In Greek mythology, Elpenor (; Ancient Greek: Ἐλπήνωρ, gen.: Ἐλπήνορος), also spelled Elpinor , was the youngest comrade of Odysseus.  While on the island of Circe, he became drunk and decided to spend the night on the roof.  In the morning he slipped on the ladder, fell, and broke his neck, dying instantly.

Mythology
Elpenor was not especially notable for his intelligence or strength, but he survived the Trojan War, and appears in the Odyssey. He is the youngest man to survive the Laestrygonians. While Odysseus was staying on Aeaea, Circe's island, Elpenor became drunk and climbed onto the roof of Circe's palace to sleep. The next morning, waking upon hearing his comrades making preparations to travel to Hades, he forgot he was on the roof and fell, breaking his neck, and died in the act.  Odysseus and his men apparently noticed his absence, but they were too busy to look for him. When Odysseus arrived in Hades, Elpenor was the first shade to meet Odysseus, and pleaded with him to return to Aeaea and give him a proper cremation and burial. After finishing his task in the underworld, Odysseus returned to Aeaea and cremated Elpenor's body, then buried him with his armour and marked the grave with an oar of his ship.

Later historic uses
The story of Elpenor can be described as a mirror to the story of Palinurus in Virgil's Aeneid. In the Aeneid, Palinurus, one of Aeneas' men, falls overboard and ends up swimming to an island nearby. He is killed on the island by the natives that live there. Later on in the story, Aeneas travels to the underworld where he sees Palinurus. There, Palinurus pleads with Aeneas to give him a proper burial.

The story of Eutychus in the New Testament may be based on Elpenor.

Modern uses
The character of Patrick "Paddy" Dignam, whose funeral is the focus of Episode 6 ("Hades") of Ulysses by James Joyce, is a modern counterpart to Elpenor. This chapter of Ulysses is a main inspiration for the film Bye Bye Braverman.

Elpenor is the subject of the short novel Elpénor by Jean Giraudoux, published in 1919, which retells some of the stories of the Odyssey in humorous fashion.

Derek Mahon suggests Elpenor (but does not name him specifically) in his poem "Lives". Mahon talks of a decaying oar, planted in a beach, thinking of Ithaca. Ezra Pound references Elpenor in his poem Hugh Selwyn Mauberley by having the eponymous poet's grave marked by an oar, with an epitaph that recalls Elpenor's. Pound also makes use of Elpenor in the first of his Cantos: "But first Elpenor came, our friend Elpenor / Unburied, cast on the wide earth, / Limbs that we left in the house of Circe, / Unwept, unwrapped in sepulchre, since toils urged other."

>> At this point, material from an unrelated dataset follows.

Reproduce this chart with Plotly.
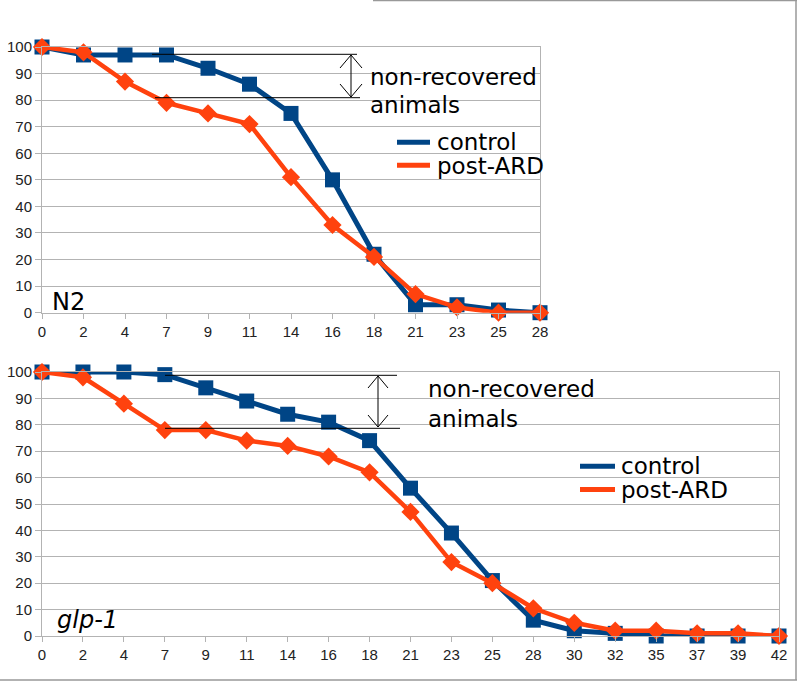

Archibald MacLeish wrote an epic poem about Elpenor published in 1933. Nobel laureate Giorgos Seferis wrote a poem "Sensual Elpenor". Takis Sinopoulos also wrote a poem called "Elpenor".

The video game Rock of Ages 3: Make and Break, has a story mode where Elpenor is the main protagonist, after Odysseus (the traditional hero of Homer's epic poem the Odyssey) is flattened by the eponymous Rock of Ages.